Bovine TB: Daera facing legal action over compensation rate
- Published
The Ulster Farmers' Union (UFU) has said it is prepared to take legal action against the Department of Agriculture, Environment and Rural Affairs (Daera) over its bovine TB (bTB) compensation policy.
It follows the announcement of a consultation on compensation rates for animals removed after testing positive.
Currently, farmers get 100% of the animal's market value.
But increasing disease rates and prices saw the bill reach £38m in 2022/23.
This is part of the overall bTB programme costs totalling £53m.
The consultation is seeking views on reducing the compensation bill to help meet budgetary pressures.
'Theft of property'
But UFU President David Brown said farmers blame Daera for the bTB crisis after a planned badger cull was successfully challenged in the courts.
"What we've seen is a failure on behalf of our department to be able to deliver an effective strategy, albeit a judicial review reduced their ability to do that.
"But equally, on the other side of that, we're not beyond the possibility of taking our own judicial review and challenging the department on something which we believe to be not only unfair but, in terms of actually removing the market value, we consider that to be a theft of property."
Former Daera minister Edwin Poots had announced a cull of badgers as part of a new bTB strategy.
But that order was quashed at the High Court following a challenge from wildlife groups who successfully argued that the consultation process had been flawed.
Any further proposal on a cull would have to go to a fresh consultation.
Last year, a study by the Agri-Food & Biosciences Institute (AFBI) found cattle-to-cattle transmission of bTB is "considerably more common" than badger-to-cattle transmission.
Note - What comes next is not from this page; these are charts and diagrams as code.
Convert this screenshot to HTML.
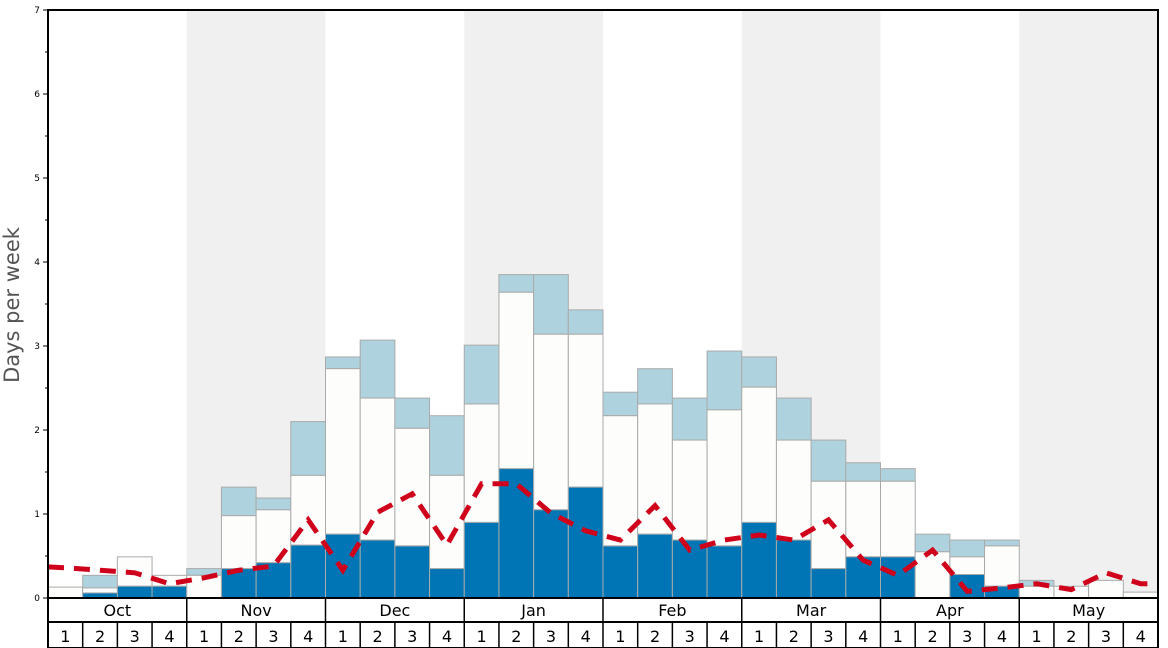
<!DOCTYPE html>
<html><head><meta charset="utf-8"><style>
html,body{margin:0;padding:0;background:#fff;}
svg{display:block;font-family:"DejaVu Sans","Liberation Sans",sans-serif;}
</style></head><body>
<svg id="chart" width="1168" height="648" viewBox="0 0 1168 648" xmlns="http://www.w3.org/2000/svg">
<g id="bg"></g>
<g id="bars"></g>
<g id="line"></g>
<g id="axes"></g>
<text x="19" y="305" transform="rotate(-90 19 305)" text-anchor="middle" font-size="21" fill="#555">Days per week</text>
</svg>
<script>
const months = ["Oct","Nov","Dec","Jan","Feb","Mar","Apr","May"];
const darkVals  = [0,0.06,0.14,0.14, 0,0.35,0.42,0.63, 0.76,0.69,0.62,0.35, 0.9,1.54,1.05,1.32, 0.62,0.76,0.69,0.62, 0.9,0.69,0.35,0.49, 0.49,0,0.28,0.14, 0,0,0,0];
const whiteVals = [0.13,0.12,0.49,0.27, 0.27,0.98,1.05,1.46, 2.73,2.38,2.02,1.46, 2.31,3.64,3.14,3.14, 2.17,2.31,1.88,2.24, 2.51,1.88,1.39,1.39, 1.39,0.55,0.49,0.62, 0.14,0.14,0.21,0.07];
const lightVals = [0.13,0.27,0.49,0.27, 0.35,1.32,1.19,2.1, 2.87,3.07,2.38,2.17, 3.01,3.85,3.85,3.43, 2.45,2.73,2.38,2.94, 2.87,2.38,1.88,1.61, 1.54,0.76,0.69,0.69, 0.21,0.14,0.21,0.07];
const avgVals   = [0.36,0.33,0.3,0.17, 0.24,0.33,0.38,0.93, 0.33,1.02,1.24,0.63, 1.36,1.36,1.01,0.8, 0.69,1.1,0.57,0.69, 0.75,0.69,0.93,0.45, 0.27,0.57,0.08,0.12, 0.17,0.1,0.3,0.17];
const yTicks = [0,1,2,3,4,5,6,7];

const NS="http://www.w3.org/2000/svg";
const L=48,R=1158,T=10,B=598,N=32,bw=(R-L)/N;
const xs=i=>L+i*bw;
const ys=v=>B-(B-T)*v/7;
function mk(tag,attrs,parent){const e=document.createElementNS(NS,tag);for(const k in attrs)e.setAttribute(k,attrs[k]);parent.appendChild(e);return e;}
const bg=document.getElementById('bg'),bars=document.getElementById('bars'),line=document.getElementById('line'),axes=document.getElementById('axes');
months.forEach((m,i)=>{
  if(i%2===1){const r=mk('rect',{x:xs(i*4),y:T,width:bw*4,height:B-T,fill:'#f0f0f0'},bg);
  
  }
});
function seg(i,lo,hi,fill,name){
  if(hi<=lo) return;
  const r=mk('rect',{x:xs(i),y:ys(hi),width:bw,height:ys(lo)-ys(hi),fill:fill,stroke:'#aaa','stroke-width':1},bars);
  
  
}
for(let i=0;i<N;i++){
  seg(i,Math.max(darkVals[i],whiteVals[i]),lightVals[i],'#aed3df','bar-light-'+(i+1));
  seg(i,darkVals[i],whiteVals[i],'#fdfdfb','bar-white-'+(i+1));
  seg(i,0,darkVals[i],'#0075b5','bar-dark-'+(i+1));
}
let d='M'+L+','+ys(avgVals[0]+0.01);
avgVals.forEach((v,i)=>{d+=' L'+(xs(i)+bw/2)+','+ys(v);});
d+=' L'+R+','+ys(avgVals[N-1]);
const p=mk('path',{d:d,fill:'none',stroke:'#d0021b','stroke-width':5,'stroke-dasharray':'16,10'},line);


mk('rect',{x:L,y:T,width:R-L,height:B-T,fill:'none',stroke:'#000','stroke-width':2},axes);
yTicks.forEach(v=>{
  mk('line',{x1:L-5,x2:L,y1:ys(v),y2:ys(v),stroke:'#000'},axes);
  const t=mk('text',{x:L-8,y:ys(v)+3,'text-anchor':'end','font-size':9,fill:'#000'},axes);
  t.textContent=v;
  
  
  if(v<7) mk('line',{x1:L-3,x2:L,y1:ys(v+0.5),y2:ys(v+0.5),stroke:'#000'},axes);
});
mk('rect',{x:L,y:B,width:R-L,height:648-B,fill:'#fff',stroke:'#000','stroke-width':2},axes);
mk('line',{x1:L,x2:R,y1:622,y2:622,stroke:'#000','stroke-width':2},axes);
months.forEach((m,i)=>{
  if(i>0) mk('line',{x1:xs(i*4),x2:xs(i*4),y1:B,y2:622,stroke:'#000','stroke-width':1.5},axes);
  const t=mk('text',{x:xs(i*4)+bw*2,y:616,'text-anchor':'middle','font-size':16,fill:'#000'},axes);
  t.textContent=m;
  
  
});
for(let i=0;i<N;i++){
  if(i>0) mk('line',{x1:xs(i),x2:xs(i),y1:622,y2:648,stroke:'#000','stroke-width':1.5},axes);
  const t=mk('text',{x:xs(i)+bw/2,y:642,'text-anchor':'middle','font-size':16,fill:'#000'},axes);
  t.textContent=(i%4)+1;
  
  
}
</script>
</body></html>
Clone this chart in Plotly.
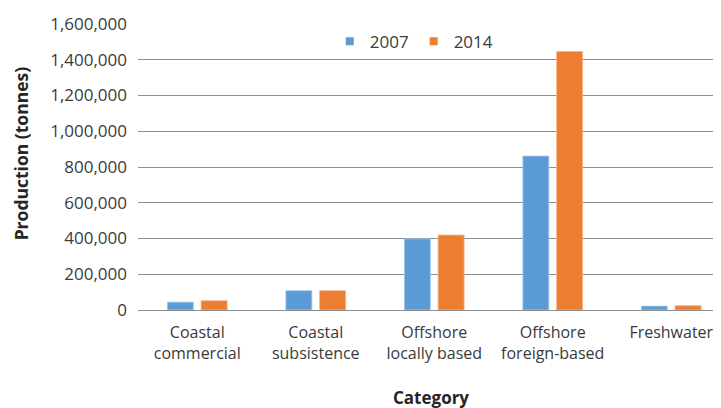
import plotly.graph_objects as go

categories = ["Coastal<br>commercial", "Coastal<br>subsistence", "Offshore<br>locally based",
              "Offshore<br>foreign-based", "Freshwater"]
series_names = ["2007", "2014"]
values_2007 = [44000, 108000, 398000, 861000, 22000]
values_2014 = [52000, 108000, 419000, 1446000, 24000]
y_ticks = [0, 200000, 400000, 600000, 800000, 1000000, 1200000, 1400000, 1600000]

colors = ["#5B9BD5", "#ED7D31"]
edge = ["#A9C9EA", "#F5B58A"]
FONT = "Open Sans"
OFF = 8  # page body margin
W, H = 721 - OFF, 408 - OFF
L, R, T = 137.5 - OFF, 0, 24 - OFF
B = H - (310.5 - OFF)
pw = W - L - R
ph = H - T - B
unit = 118.6


def px(xw):
    return (xw - OFF - L) / pw


def py(yw):
    return (H - B - (yw - OFF)) / ph


fig = go.Figure()
for name, vals, c, e in zip(series_names, [values_2007, values_2014], colors, edge):
    fig.add_trace(go.Bar(x=categories, y=vals, name=name, marker=dict(color=c, line=dict(color=e, width=0.8)),
                         showlegend=False))
    fig.add_trace(go.Scatter(x=[None], y=[None], mode="markers", name=name,
                             marker=dict(symbol="square", size=8, color=c)))

fig.update_layout(
    width=W, height=H,
    margin=dict(l=L, r=R, t=T, b=B, pad=0),
    paper_bgcolor="white", plot_bgcolor="white",
    barmode="group", bargap=0.43, bargroupgap=0.23,
    font=dict(family=FONT, size=17, color="#3a3a3a"),
    legend=dict(orientation="h", x=px(414), xanchor="center", y=py(41.7), yanchor="middle",
                font=dict(size=17, color="#3a3a3a"), bgcolor="rgba(0,0,0,0)", itemwidth=30,
                tracegroupgap=0),
    xaxis=dict(range=[-0.5, -0.5 + pw / unit], showgrid=False, showline=True, linecolor="#8E8E8E", linewidth=1.2,
               ticks="", ticklabelstandoff=8, tickfont=dict(size=16, color="#3a3a3a"), fixedrange=True),
    yaxis=dict(range=[0, 1600000], tickvals=y_ticks, tickformat=",d", showgrid=True, gridcolor="#8E8E8E",
               gridwidth=1.2, zeroline=False, showline=False, ticks="", ticklabelstandoff=10,
               tickfont=dict(size=17, color="#3a3a3a")),
    annotations=[
        dict(text="<b>Category</b>", xref="paper", yref="paper", x=px(431), y=py(398),
             showarrow=False, xanchor="center", yanchor="middle", font=dict(size=17, color="#262626")),
        dict(text="<b>Production (tonnes)</b>", xref="paper", yref="paper", x=px(20), y=py(154),
             showarrow=False, xanchor="center", yanchor="middle", textangle=-90,
             font=dict(size=17.5, color="#262626")),
    ],
)

fig.write_html("out.html")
Disease rates for bTB in Northern Ireland have reached 11%.
Mr Brown warned any change in the compensation rate could put farmers out of business.
"There are farmers who have all of their dairy herd or all of their animals removed and in that instance, the proposed cut of 10% in the first year, 25% in subsequent years, would wipe that business out.
"Effectively, as it currently stands, if they get the market value of the animals and are allowed to go back out to the market place, that market value if the market hasn't moved is able to replace them and able to let them get started again, albeit with the loss of income in the meantime.
"But fundamentally if you reduce that, businesses will probably not be able to be in a position, many of them with big losses, to be able to get started up again."
The UFU has urged farmers to respond to the consultation, which closes on 8 March 2024.